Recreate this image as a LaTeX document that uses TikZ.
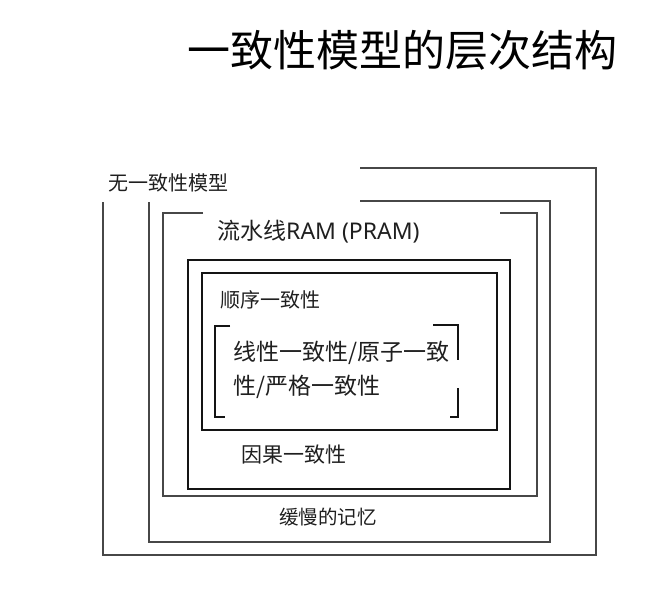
\documentclass[tikz,border=0pt]{standalone}
\usepackage{fontspec}
\setmainfont{Noto Sans CJK SC}
\newfontfamily\latfont{Noto Sans}
\begin{document}
\begin{tikzpicture}[x=1pt,y=-1pt,
  boxline/.style={draw=black!72,line width=1.3pt},
  innerline/.style={draw=black!92,line width=1.3pt},
  lbl/.style={inner sep=0pt,anchor=west,text=black!88},
]
\useasboundingbox (0,0) rectangle (666,593);
% title
\node[inner sep=0pt,text=black,font=\fontsize{43}{50}\selectfont] (title) at (402,50) {一致性模型的层次结构};
% outer box: no consistency
\draw[boxline] (360,168) -- (596,168) -- (596,555) -- (103,555) -- (103,202);
\node[lbl,font=\fontsize{20}{24}\selectfont] (none) at (108,183) {无一致性模型};
% slow memory box
\draw[boxline] (360,201) -- (550,201) -- (550,542) -- (149,542) -- (149,202);
\node[lbl,font=\fontsize{19.5}{24}\selectfont] (slow) at (279,517) {缓慢的记忆};
% PRAM box
\draw[boxline] (203,213) -- (163,213) -- (163,496) -- (537,496) -- (537,213) -- (500,213);
\node[lbl,font=\fontsize{23}{26}\selectfont] (pram) at (217,232) {流水线{\latfont RAM (PRAM)}};
% causal box
\draw[innerline] (188,260) rectangle (510,489);
\node[lbl,font=\fontsize{21}{26}\selectfont] (causal) at (241,455) {因果一致性};
% sequential box
\draw[innerline] (202,273) rectangle (497,430);
\node[lbl,font=\fontsize{20}{24}\selectfont] (seq) at (220,300) {顺序一致性};
% brackets
\draw[innerline,line width=1.1pt] (230,326) -- (215,326) -- (215,417) -- (225,417);
\draw[innerline,line width=1.1pt] (433,325) -- (458,325) -- (458,360);
\draw[innerline,line width=1.1pt] (458,388) -- (458,417) -- (450,417);
\node[lbl,align=left,font=\fontsize{23}{34}\selectfont] (lin) at (233,370) {线性一致性/原子一致\\性/严格一致性};
\end{tikzpicture}
\end{document}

+++++

Reproduce the data verbatim. Do not carry any picture into the copy.

Recreate this image as a LaTeX document that uses TikZ.
\documentclass[tikz,border=0pt]{standalone}
\usepackage{fontspec}
\setmainfont{Noto Sans CJK SC}
\newfontfamily\latfont{Noto Sans}
\begin{document}
\begin{tikzpicture}[x=1pt,y=-1pt,
  boxline/.style={draw=black!72,line width=1.3pt},
  innerline/.style={draw=black!92,line width=1.3pt},
  lbl/.style={inner sep=0pt,anchor=west,text=black!88},
]
\useasboundingbox (0,0) rectangle (666,593);
% title
\node[inner sep=0pt,text=black,font=\fontsize{43}{50}\selectfont] (title) at (402,50) {一致性模型的层次结构};
% outer box: no consistency
\draw[boxline] (360,168) -- (596,168) -- (596,555) -- (103,555) -- (103,202);
\node[lbl,font=\fontsize{20}{24}\selectfont] (none) at (108,183) {无一致性模型};
% slow memory box
\draw[boxline] (360,201) -- (550,201) -- (550,542) -- (149,542) -- (149,202);
\node[lbl,font=\fontsize{19.5}{24}\selectfont] (slow) at (279,517) {缓慢的记忆};
% PRAM box
\draw[boxline] (203,213) -- (163,213) -- (163,496) -- (537,496) -- (537,213) -- (500,213);
\node[lbl,font=\fontsize{23}{26}\selectfont] (pram) at (217,232) {流水线{\latfont RAM (PRAM)}};
% causal box
\draw[innerline] (188,260) rectangle (510,489);
\node[lbl,font=\fontsize{21}{26}\selectfont] (causal) at (241,455) {因果一致性};
% sequential box
\draw[innerline] (202,273) rectangle (497,430);
\node[lbl,font=\fontsize{20}{24}\selectfont] (seq) at (220,300) {顺序一致性};
% brackets
\draw[innerline,line width=1.1pt] (230,326) -- (215,326) -- (215,417) -- (225,417);
\draw[innerline,line width=1.1pt] (433,325) -- (458,325) -- (458,360);
\draw[innerline,line width=1.1pt] (458,388) -- (458,417) -- (450,417);
\node[lbl,align=left,font=\fontsize{23}{34}\selectfont] (lin) at (233,370) {线性一致性/原子一致\\性/严格一致性};
\end{tikzpicture}
\end{document}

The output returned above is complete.